In quello stesso giorno, sui binari della linea ferroviaria Palermo-Trapani, venne scoperto il corpo orribilmente dilaniato di Peppino Impastato, un giovane anticonformista, coraggioso e ribelle contro la mafia siciliana, militante della sinistra extraparlamentare e dirigente di Democrazia proletaria, sempre in prima fila nelle marce per la Pace. Peppino Impastato pagava con la vita la sua intransigenza verso il potere mafioso, quello incarnato nel suo comune di residenza, Cinisi, dal boss Tano Badalamenti, da lui preso in giro nelle trasmissioni di una radio locale con il nomignolo di "Tano seduto". Il capomafia nel 2002 è stato riconosciuto colpevole del delitto e condannato all'ergastolo.

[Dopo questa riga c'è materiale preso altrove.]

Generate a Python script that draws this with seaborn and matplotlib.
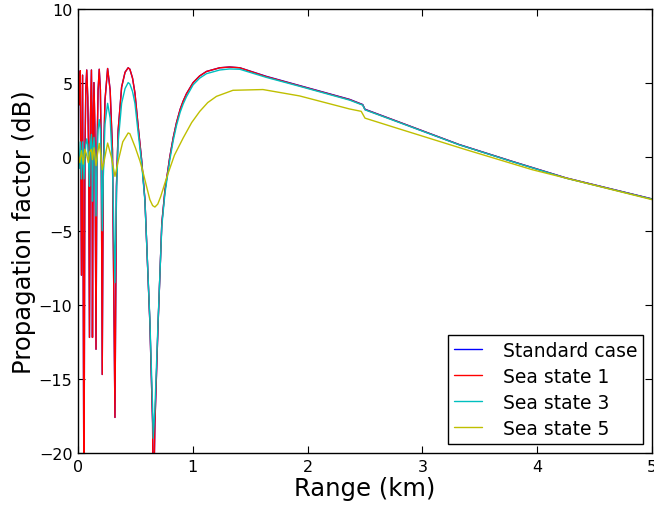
import matplotlib
matplotlib.use("Agg")
import matplotlib.pyplot as plt
import seaborn as sns
import pandas as pd

# ---- data (range in km, propagation factor in dB) ----
series_names = ["Standard case", "Sea state 1", "Sea state 3", "Sea state 5"]
series_colors = ["#0000ff", "#ff0000", "#00bfbf", "#bfbf00"]

std_range = [0.0, 0.010, 0.020, 0.030, 0.040, 0.052, 0.060, 0.068, 0.076, 0.085, 0.093, 0.100,
             0.108, 0.117, 0.122, 0.126, 0.133, 0.139, 0.147, 0.157, 0.165, 0.175, 0.185,
             0.195, 0.203, 0.211, 0.220, 0.235, 0.258, 0.280, 0.300, 0.322, 0.335, 0.350,
             0.380, 0.410, 0.437, 0.452, 0.475, 0.496, 0.524, 0.554, 0.583, 0.626, 0.650, 0.655,
             0.670, 0.698, 0.730, 0.757, 0.800, 0.830, 0.858, 0.890, 0.916, 0.945, 1.003, 1.060,
             1.119, 1.235, 1.320, 1.409, 1.641, 1.930, 2.365, 2.480, 2.500, 2.800, 3.320, 3.780,
             4.250, 5.000]
std_db = [5.6, 3.5, 5.8, -8.0, 5.5, -25.0, 0.0, 4.5, 5.85, 4.0, 0.0, -12.2,
          2.5, 5.85, 2.5, -12.2, 2.0, 5.0, 2.0, -13.0, 0.0, 4.5, 5.9,
          4.5, 0.0, -14.7, -1.0, 3.8, 5.95, 4.5, 0.5, -17.6, -2.0, 1.8,
          4.7, 5.7, 6.0, 5.9, 5.3, 4.3, 2.05, -0.2, -2.9, -11.2, -18.0, -25.0,
          -18.0, -11.2, -4.5, -2.3, 0.0, 1.3, 2.3, 3.2, 3.75, 4.25, 5.0, 5.45,
          5.75, 6.0, 6.05, 6.0, 5.42, 4.8, 3.87, 3.52, 3.2, 2.33, 0.82, -0.31,
          -1.43, -2.85]

ss1_range = std_range
ss1_db = [4.8, 3.5, 5.8, -8.0, 5.5, -25.0, 0.0, 4.5, 5.85, 4.0, 0.0, -12.2,
          2.5, 5.85, 2.5, -12.2, 2.0, 5.0, 2.0, -13.0, 0.0, 4.5, 5.9,
          4.5, 0.0, -14.7, -1.0, 3.8, 5.95, 4.5, 0.5, -17.6, -2.0, 1.8,
          4.7, 5.7, 6.0, 5.9, 5.3, 4.3, 2.05, -0.2, -2.9, -11.2, -18.0, -25.0,
          -18.0, -11.2, -4.5, -2.3, 0.0, 1.3, 2.3, 3.2, 3.75, 4.25, 5.0, 5.45,
          5.75, 6.0, 6.05, 6.0, 5.4, 4.78, 3.85, 3.5, 3.18, 2.32, 0.81, -0.32,
          -1.44, -2.86]

ss3_range = std_range
ss3_db = [0.5, -0.8, 1.0, -1.5, 1.0, -1.5, 0.0, 0.8, 1.2, 0.8, -0.5, -2.0,
          0.8, 1.5, 0.5, -3.0, 0.5, 1.3, 0.3, -4.0, -0.5, 1.8, 2.5,
          1.8, -0.5, -5.0, -1.5, 2.2, 3.6, 2.6, -0.5, -8.5, -2.5, 1.0,
          3.6, 4.6, 5.0, 4.9, 4.4, 3.6, 1.6, -0.4, -3.0, -11.0, -17.0, -19.0,
          -17.0, -11.0, -4.7, -2.5, -0.2, 1.1, 2.1, 3.0, 3.55, 4.05, 4.85, 5.3,
          5.6, 5.85, 5.92, 5.9, 5.35, 4.75, 3.82, 3.48, 3.16, 2.3, 0.8, -0.33,
          -1.45, -2.87]

ss5_range = [0.0, 0.015, 0.030, 0.045, 0.060, 0.076, 0.090, 0.100, 0.117, 0.126, 0.139,
             0.157, 0.170, 0.185, 0.200, 0.211, 0.230, 0.258, 0.290, 0.322, 0.350, 0.390,
             0.437, 0.452, 0.500, 0.540, 0.568, 0.600, 0.626, 0.650, 0.670, 0.695, 0.720,
             0.771, 0.840, 0.916, 0.990, 1.061, 1.130, 1.206, 1.350, 1.611, 1.930, 2.365,
             2.467, 2.500, 2.800, 3.380, 3.957, 5.000]
ss5_db = [0.3, -0.4, 0.4, -0.5, 0.5, 0.1, -0.4, 0.3, 0.5, -0.2, 0.6,
          -0.6, 0.2, 0.9, 0.0, -0.88, -0.2, 0.92, 0.0, -1.33, -0.3, 1.0,
          1.6, 1.55, 0.6, -0.3, -1.1, -2.1, -2.9, -3.3, -3.4, -3.2, -2.7,
          -1.44, 0.1, 1.26, 2.3, 3.06, 3.65, 4.07, 4.48, 4.53, 4.1, 3.22,
          3.06, 2.6, 1.87, 0.47, -0.88, -2.9]

x_ticks = [0, 1, 2, 3, 4, 5]
y_ticks = [-20, -15, -10, -5, 0, 5, 10]

# ---- build long-form table ----
frames = []
for name, xs, ys in [(series_names[0], std_range, std_db),
                     (series_names[1], ss1_range, ss1_db),
                     (series_names[2], ss3_range, ss3_db),
                     (series_names[3], ss5_range, ss5_db)]:
    frames.append(pd.DataFrame({"Range": xs, "Value": ys, "Series": name}))
df = pd.concat(frames, ignore_index=True)

sns.set_theme(style="white")
plt.rcParams["font.family"] = ["DejaVu Sans"]
plt.rcParams["text.color"] = "black"
plt.rcParams["axes.labelcolor"] = "black"
plt.rcParams["xtick.color"] = "black"
plt.rcParams["ytick.color"] = "black"

fig = plt.figure(figsize=(6.54, 5.06), dpi=100)
ax = fig.add_axes([78 / 654, (506 - 454) / 506, (652 - 78) / 654, (454 - 9.5) / 506])

sns.lineplot(data=df, x="Range", y="Value", hue="Series", hue_order=series_names,
             palette=dict(zip(series_names, series_colors)), estimator=None,
             sort=False, units="Series", linewidth=1.0, ax=ax)

ax.set_xlim(0, 5)
ax.set_ylim(-20, 10)
ax.set_xticks(x_ticks)
ax.set_yticks(y_ticks)
ax.set_xlabel("Range (km)", fontsize=17.5, labelpad=2, color="black")
ax.set_ylabel("Propagation factor (dB)", fontsize=17.5, labelpad=2, color="black")
ax.tick_params(axis="both", which="major", direction="in", length=5, width=0.8,
               top=True, right=True, bottom=True, left=True, labelsize=11.5,
               colors="black", labelcolor="black", pad=4)
for sp in ax.spines.values():
    sp.set_color("black")
    sp.set_linewidth(1.0)

leg = ax.legend(loc="lower right", fontsize=13.5, frameon=True, fancybox=False,
                handlelength=1.5, handletextpad=1.1, borderaxespad=0.5,
                labelspacing=0.38, borderpad=0.3)
leg.get_frame().set_edgecolor("black")
leg.get_frame().set_linewidth(1.0)
leg.get_frame().set_alpha(1.0)
for line in leg.get_lines():
    line.set_linewidth(1.0)
for t in leg.get_texts():
    t.set_color("black")

fig.savefig("out.png", dpi=100)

La morte di Peppino Impastato, un monito spietato a chi "insisteva" a denunciare la mafia, si dissolse nel vortice dell'eco dell'omicidio di Aldo Moro. E furono anni di oblio doloroso, soprattutto per famigliari e amici, prigionieri di una cappa omertosa e violenta, in cui si distinse "un contesto di gravi omissioni ed evidenti anomalie investigative", come scrisse nell'ordinanza di archiviazione il GIP di Palermo Walter Turturici a riguardo delle indagini sul delitto Impastato condotte dai Carabinieri. Ma a conferma di una battaglia che non era fine a sé stessa, e grazie anche alla forza morale della madre di Peppino, Felicia Bartolotta, instancabile nel volere la verità sulla morte del figlio e nel rifiutare indagini e conclusioni addomesticate, la sua figura ritornò in primo piano negli anni Novanta con la riapertura dell'inchiesta, fino a diventare uno dei simboli più alti e splendenti della lotta al fenomeno delle mafie.

Aldo Moro e Peppino Impastato, storie diverse eppure così eguali nel coraggio di perseguire un'idea con lucidità e grande coerenza, anche al prezzo della propria vita.